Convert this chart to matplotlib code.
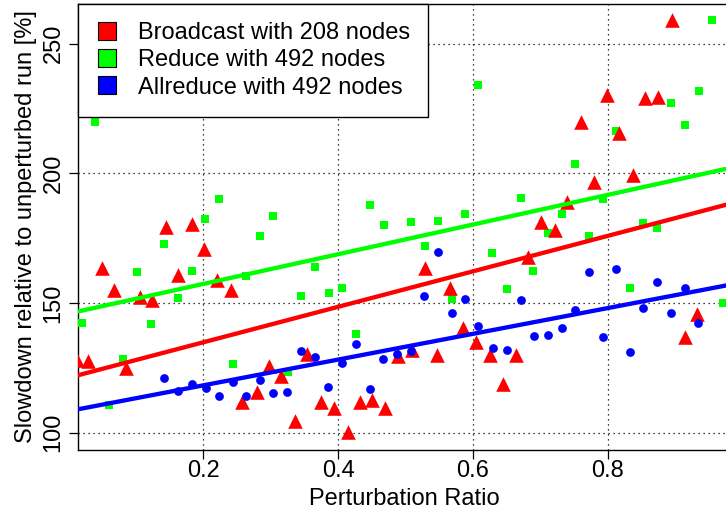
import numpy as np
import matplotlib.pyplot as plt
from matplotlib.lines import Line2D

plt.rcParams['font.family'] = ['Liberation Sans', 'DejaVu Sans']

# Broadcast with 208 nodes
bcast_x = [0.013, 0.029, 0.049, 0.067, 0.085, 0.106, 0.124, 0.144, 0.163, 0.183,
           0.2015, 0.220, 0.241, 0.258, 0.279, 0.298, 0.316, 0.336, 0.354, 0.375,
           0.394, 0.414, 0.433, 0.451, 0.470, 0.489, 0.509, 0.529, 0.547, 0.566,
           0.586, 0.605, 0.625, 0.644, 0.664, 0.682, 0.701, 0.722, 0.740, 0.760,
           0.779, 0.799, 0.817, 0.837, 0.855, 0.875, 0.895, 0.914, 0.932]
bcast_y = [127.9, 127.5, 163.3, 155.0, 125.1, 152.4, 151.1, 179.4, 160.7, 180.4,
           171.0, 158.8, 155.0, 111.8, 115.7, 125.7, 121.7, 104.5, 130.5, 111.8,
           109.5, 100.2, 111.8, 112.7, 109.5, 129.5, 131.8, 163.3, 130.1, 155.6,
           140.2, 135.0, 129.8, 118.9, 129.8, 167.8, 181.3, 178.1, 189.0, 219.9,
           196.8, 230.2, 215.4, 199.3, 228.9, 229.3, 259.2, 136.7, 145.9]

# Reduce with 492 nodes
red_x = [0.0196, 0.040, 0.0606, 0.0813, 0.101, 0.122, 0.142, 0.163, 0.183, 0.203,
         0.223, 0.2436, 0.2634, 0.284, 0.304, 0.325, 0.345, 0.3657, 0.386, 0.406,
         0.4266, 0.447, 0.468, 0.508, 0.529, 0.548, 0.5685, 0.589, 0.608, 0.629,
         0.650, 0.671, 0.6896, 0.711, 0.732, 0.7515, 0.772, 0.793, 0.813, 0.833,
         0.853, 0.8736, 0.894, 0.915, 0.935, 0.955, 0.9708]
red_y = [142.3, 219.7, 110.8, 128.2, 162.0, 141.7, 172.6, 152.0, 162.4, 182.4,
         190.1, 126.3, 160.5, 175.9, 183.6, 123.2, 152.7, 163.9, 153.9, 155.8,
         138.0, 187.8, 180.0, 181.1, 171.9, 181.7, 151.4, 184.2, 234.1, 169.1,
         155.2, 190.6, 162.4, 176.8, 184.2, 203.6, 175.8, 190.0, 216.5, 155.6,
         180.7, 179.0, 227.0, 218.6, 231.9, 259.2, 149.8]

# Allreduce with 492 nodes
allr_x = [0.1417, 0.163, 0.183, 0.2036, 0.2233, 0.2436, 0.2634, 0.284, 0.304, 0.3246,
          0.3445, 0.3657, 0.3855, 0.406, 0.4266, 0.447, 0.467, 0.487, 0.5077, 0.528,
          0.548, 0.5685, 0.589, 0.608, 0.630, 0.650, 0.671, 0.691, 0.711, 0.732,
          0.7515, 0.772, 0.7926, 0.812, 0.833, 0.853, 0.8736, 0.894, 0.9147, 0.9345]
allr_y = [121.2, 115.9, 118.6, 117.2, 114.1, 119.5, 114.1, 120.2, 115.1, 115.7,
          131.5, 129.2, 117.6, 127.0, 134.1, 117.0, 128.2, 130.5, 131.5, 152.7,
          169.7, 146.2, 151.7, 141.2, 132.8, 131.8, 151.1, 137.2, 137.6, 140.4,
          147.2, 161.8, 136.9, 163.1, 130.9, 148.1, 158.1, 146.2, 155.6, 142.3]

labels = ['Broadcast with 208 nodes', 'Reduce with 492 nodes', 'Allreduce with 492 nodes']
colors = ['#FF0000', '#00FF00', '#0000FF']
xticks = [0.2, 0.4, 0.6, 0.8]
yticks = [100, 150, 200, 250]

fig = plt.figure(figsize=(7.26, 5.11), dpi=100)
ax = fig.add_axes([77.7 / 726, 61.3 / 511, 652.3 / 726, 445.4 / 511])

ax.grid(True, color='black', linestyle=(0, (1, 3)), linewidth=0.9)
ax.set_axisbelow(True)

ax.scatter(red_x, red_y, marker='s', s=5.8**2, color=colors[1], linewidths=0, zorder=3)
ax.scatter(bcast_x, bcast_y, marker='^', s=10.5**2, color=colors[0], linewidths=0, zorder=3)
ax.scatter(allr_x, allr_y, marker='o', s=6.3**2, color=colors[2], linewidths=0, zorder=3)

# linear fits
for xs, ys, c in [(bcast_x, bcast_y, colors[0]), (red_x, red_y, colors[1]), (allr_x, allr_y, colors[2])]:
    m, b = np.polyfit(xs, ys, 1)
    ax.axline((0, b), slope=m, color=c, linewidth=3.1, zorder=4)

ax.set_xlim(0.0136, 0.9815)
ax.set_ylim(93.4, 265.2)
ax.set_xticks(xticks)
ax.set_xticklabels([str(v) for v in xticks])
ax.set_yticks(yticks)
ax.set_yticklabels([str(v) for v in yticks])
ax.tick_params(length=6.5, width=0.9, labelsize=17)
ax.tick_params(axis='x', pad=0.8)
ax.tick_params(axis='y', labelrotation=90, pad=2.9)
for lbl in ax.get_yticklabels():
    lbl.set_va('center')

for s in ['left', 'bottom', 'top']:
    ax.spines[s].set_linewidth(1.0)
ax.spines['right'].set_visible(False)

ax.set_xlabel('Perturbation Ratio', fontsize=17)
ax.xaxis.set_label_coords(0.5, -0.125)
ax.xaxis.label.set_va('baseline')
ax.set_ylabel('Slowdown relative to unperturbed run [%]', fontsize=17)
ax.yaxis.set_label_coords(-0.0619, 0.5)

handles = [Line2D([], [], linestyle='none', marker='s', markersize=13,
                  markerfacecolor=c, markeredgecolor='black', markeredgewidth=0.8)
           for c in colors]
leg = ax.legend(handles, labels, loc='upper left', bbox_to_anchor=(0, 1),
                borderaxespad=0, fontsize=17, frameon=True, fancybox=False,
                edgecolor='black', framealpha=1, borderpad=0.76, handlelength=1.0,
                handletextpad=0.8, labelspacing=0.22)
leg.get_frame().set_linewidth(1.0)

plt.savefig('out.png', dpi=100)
---
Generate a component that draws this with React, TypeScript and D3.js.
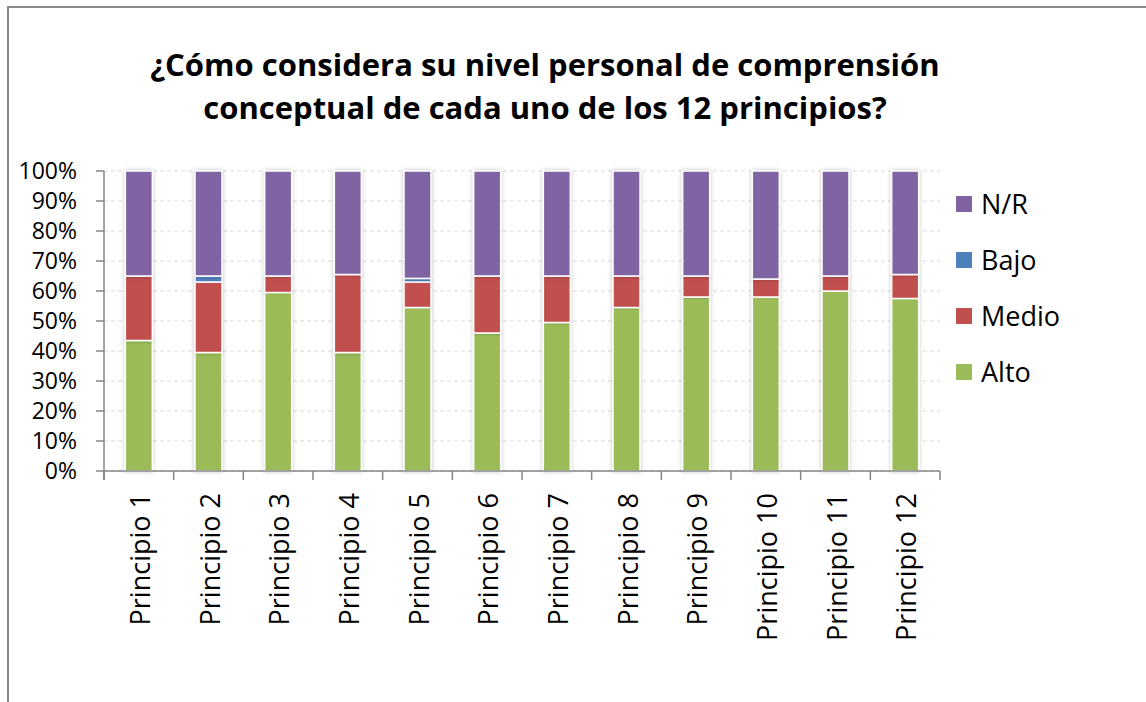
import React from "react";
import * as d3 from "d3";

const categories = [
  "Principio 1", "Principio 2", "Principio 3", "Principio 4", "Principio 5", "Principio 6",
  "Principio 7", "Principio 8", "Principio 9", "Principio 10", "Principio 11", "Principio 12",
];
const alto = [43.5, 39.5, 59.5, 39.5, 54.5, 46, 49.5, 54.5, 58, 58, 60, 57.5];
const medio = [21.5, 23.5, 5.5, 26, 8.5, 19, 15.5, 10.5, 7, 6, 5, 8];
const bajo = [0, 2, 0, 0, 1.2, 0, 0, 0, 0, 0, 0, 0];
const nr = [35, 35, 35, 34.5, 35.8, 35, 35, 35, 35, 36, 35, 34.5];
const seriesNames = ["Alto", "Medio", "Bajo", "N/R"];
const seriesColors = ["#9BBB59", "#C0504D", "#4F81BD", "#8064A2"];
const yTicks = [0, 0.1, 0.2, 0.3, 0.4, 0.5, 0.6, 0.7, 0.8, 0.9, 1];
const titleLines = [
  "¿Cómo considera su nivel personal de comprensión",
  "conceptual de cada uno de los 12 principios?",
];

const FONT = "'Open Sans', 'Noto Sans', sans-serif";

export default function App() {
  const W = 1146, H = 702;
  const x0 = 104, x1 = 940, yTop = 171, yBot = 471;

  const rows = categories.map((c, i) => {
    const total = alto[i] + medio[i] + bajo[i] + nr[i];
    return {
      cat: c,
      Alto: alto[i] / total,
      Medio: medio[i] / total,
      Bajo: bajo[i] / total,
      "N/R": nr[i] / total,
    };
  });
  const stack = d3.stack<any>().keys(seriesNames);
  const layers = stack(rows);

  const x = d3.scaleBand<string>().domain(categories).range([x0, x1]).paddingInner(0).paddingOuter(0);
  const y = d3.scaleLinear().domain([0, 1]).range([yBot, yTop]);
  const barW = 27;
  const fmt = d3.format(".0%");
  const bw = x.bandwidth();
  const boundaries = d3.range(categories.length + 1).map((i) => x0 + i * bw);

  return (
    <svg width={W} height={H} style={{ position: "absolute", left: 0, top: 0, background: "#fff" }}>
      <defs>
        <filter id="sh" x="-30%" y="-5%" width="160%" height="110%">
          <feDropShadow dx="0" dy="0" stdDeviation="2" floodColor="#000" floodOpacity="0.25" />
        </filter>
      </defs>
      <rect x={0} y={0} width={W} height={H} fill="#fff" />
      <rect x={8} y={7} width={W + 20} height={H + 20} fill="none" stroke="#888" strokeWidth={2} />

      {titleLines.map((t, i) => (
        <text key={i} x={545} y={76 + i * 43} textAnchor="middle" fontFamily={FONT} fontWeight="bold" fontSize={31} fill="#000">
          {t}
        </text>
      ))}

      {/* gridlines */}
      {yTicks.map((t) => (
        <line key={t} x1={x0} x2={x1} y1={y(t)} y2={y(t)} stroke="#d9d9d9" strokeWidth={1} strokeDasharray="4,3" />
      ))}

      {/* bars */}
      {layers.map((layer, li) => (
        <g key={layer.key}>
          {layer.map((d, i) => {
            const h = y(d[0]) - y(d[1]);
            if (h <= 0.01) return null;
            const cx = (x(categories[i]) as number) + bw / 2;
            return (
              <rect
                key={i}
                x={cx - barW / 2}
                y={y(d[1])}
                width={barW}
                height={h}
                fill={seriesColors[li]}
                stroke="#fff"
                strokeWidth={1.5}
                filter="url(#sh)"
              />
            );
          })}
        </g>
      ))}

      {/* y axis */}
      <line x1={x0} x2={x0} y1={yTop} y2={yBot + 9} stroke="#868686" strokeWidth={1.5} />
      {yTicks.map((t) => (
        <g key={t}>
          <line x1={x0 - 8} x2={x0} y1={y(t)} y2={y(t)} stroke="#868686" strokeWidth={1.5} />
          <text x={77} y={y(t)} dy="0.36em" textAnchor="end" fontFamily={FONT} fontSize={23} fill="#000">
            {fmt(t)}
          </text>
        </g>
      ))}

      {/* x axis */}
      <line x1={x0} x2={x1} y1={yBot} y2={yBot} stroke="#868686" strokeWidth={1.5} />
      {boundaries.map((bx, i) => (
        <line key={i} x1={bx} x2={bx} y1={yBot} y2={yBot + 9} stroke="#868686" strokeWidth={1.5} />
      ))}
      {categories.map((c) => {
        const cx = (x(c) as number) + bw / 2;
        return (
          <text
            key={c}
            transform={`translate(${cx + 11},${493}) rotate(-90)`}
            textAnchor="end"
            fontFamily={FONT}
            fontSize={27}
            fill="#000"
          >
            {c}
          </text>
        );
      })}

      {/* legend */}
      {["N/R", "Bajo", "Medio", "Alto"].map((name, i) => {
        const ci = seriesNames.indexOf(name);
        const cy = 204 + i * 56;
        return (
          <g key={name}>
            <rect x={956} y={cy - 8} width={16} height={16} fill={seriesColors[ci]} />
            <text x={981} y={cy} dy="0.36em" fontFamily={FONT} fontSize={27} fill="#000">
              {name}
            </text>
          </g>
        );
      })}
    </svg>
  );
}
---
→ TASK INSTRUCTIONS:
Copy exactly the material above from the line with "Convert this chart to matplotlib code." to the line with "plt.rcParams['font.family'] = ['Liberation", ends included, and nothing else. Leave out any picture.

→ TASK ANSWER:
Convert this chart to matplotlib code.
import numpy as np
import matplotlib.pyplot as plt
from matplotlib.lines import Line2D

plt.rcParams['font.family'] = ['Liberation Sans', 'DejaVu Sans']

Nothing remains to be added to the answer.